* _Raw data_

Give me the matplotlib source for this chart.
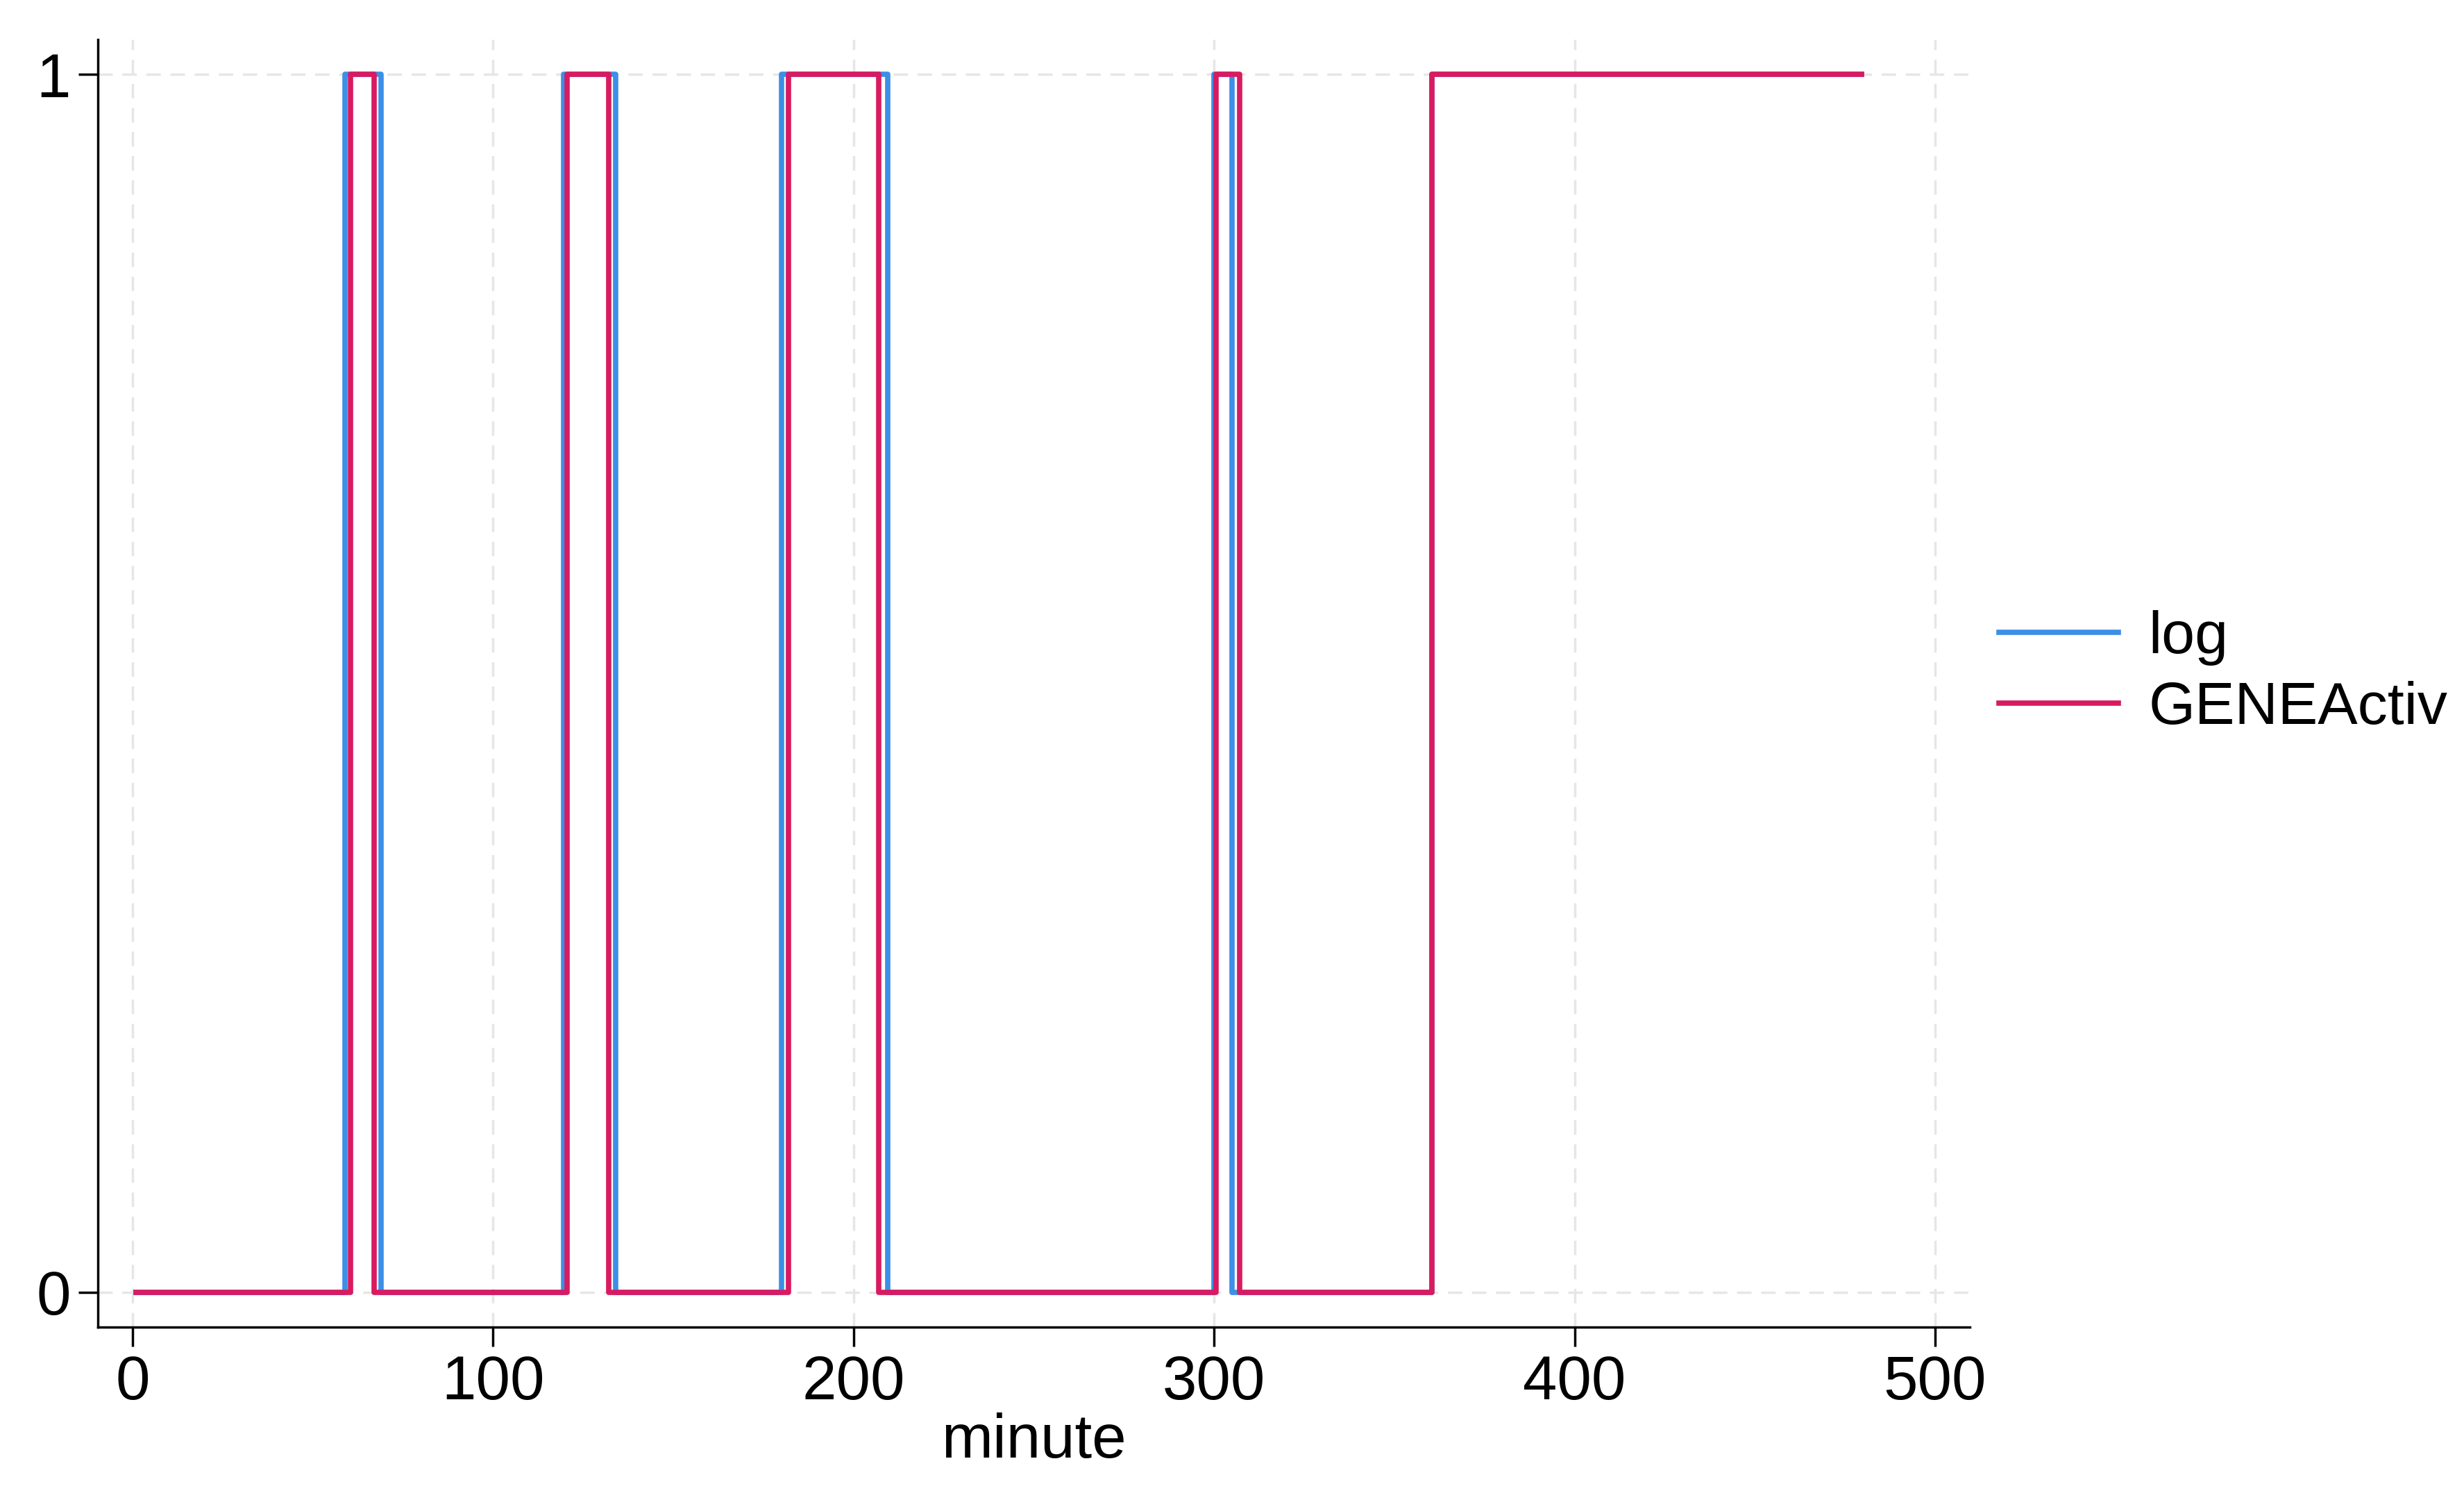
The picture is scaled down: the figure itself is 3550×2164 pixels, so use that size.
import matplotlib
matplotlib.use("Agg")
import matplotlib.pyplot as plt

plt.rcParams['font.family'] = ['Liberation Sans', 'DejaVu Sans']

# step data: x positions where state is given (value held until next x)
log_x = [1, 59, 69, 119.5, 134, 180, 209.5, 300, 305, 360.5, 479.5]
log_y = [0, 1, 0, 1, 0, 1, 0, 1, 0, 1, 1]
gene_x = [1, 60.5, 67, 120.5, 132, 182, 207, 300.5, 307, 360.5, 479.5]
gene_y = [0, 1, 0, 1, 0, 1, 0, 1, 0, 1, 1]

xticks = [0, 100, 200, 300, 400, 500]
yticks = [0, 1]

fig = plt.figure(figsize=(35.5, 21.64), dpi=100)
ax = fig.add_axes([141/3550, 1 - 1912/2164, (2838-141)/3550, (1912-57)/2164])

ax.step(log_x, log_y, where='post', color='#3d8fe6', lw=5.5, label='log')
ax.step(gene_x, gene_y, where='post', color='#d81b60', lw=5.5, label='GENEActiv')

ax.set_xlim(-9.6, 509.6)
ax.set_ylim(-0.0285, 1.0285)
ax.set_xticks(xticks)
ax.set_yticks(yticks)
ax.grid(True, color='#e6e6e6', linestyle=(0, (6, 4)), lw=2.5)
ax.set_axisbelow(True)
for s in ['top', 'right']:
    ax.spines[s].set_visible(False)
for s in ['left', 'bottom']:
    ax.spines[s].set_linewidth(2.5)
ax.tick_params(axis='both', direction='out', length=20, width=2.5, labelsize=64, pad=8)
ax.set_xlabel('minute', fontsize=64, labelpad=0)

leg = fig.legend(handles=ax.get_lines(), loc='center left',
                 bbox_to_anchor=(2880/3550, 1 - 970/2164), frameon=False,
                 fontsize=62, handlelength=2.0, borderaxespad=0, borderpad=0,
                 handletextpad=0.5, labelspacing=0.25)
for l in leg.get_lines():
    l.set_linewidth(5.5)

fig.savefig('out.png', dpi=100, facecolor='white')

* _What you are asked to do_
Quote in full the listing given above; the images are to be left out.

* _Worked solution_
Give me the matplotlib source for this chart.
The picture is scaled down: the figure itself is 3550×2164 pixels, so use that size.
import matplotlib
matplotlib.use("Agg")
import matplotlib.pyplot as plt

plt.rcParams['font.family'] = ['Liberation Sans', 'DejaVu Sans']

# step data: x positions where state is given (value held until next x)
log_x = [1, 59, 69, 119.5, 134, 180, 209.5, 300, 305, 360.5, 479.5]
log_y = [0, 1, 0, 1, 0, 1, 0, 1, 0, 1, 1]
gene_x = [1, 60.5, 67, 120.5, 132, 182, 207, 300.5, 307, 360.5, 479.5]
gene_y = [0, 1, 0, 1, 0, 1, 0, 1, 0, 1, 1]

xticks = [0, 100, 200, 300, 400, 500]
yticks = [0, 1]

fig = plt.figure(figsize=(35.5, 21.64), dpi=100)
ax = fig.add_axes([141/3550, 1 - 1912/2164, (2838-141)/3550, (1912-57)/2164])

ax.step(log_x, log_y, where='post', color='#3d8fe6', lw=5.5, label='log')
ax.step(gene_x, gene_y, where='post', color='#d81b60', lw=5.5, label='GENEActiv')

ax.set_xlim(-9.6, 509.6)
ax.set_ylim(-0.0285, 1.0285)
ax.set_xticks(xticks)
ax.set_yticks(yticks)
ax.grid(True, color='#e6e6e6', linestyle=(0, (6, 4)), lw=2.5)
ax.set_axisbelow(True)
for s in ['top', 'right']:
    ax.spines[s].set_visible(False)
for s in ['left', 'bottom']:
    ax.spines[s].set_linewidth(2.5)
ax.tick_params(axis='both', direction='out', length=20, width=2.5, labelsize=64, pad=8)
ax.set_xlabel('minute', fontsize=64, labelpad=0)

leg = fig.legend(handles=ax.get_lines(), loc='center left',
                 bbox_to_anchor=(2880/3550, 1 - 970/2164), frameon=False,
                 fontsize=62, handlelength=2.0, borderaxespad=0, borderpad=0,
                 handletextpad=0.5, labelspacing=0.25)
for l in leg.get_lines():
    l.set_linewidth(5.5)

fig.savefig('out.png', dpi=100, facecolor='white')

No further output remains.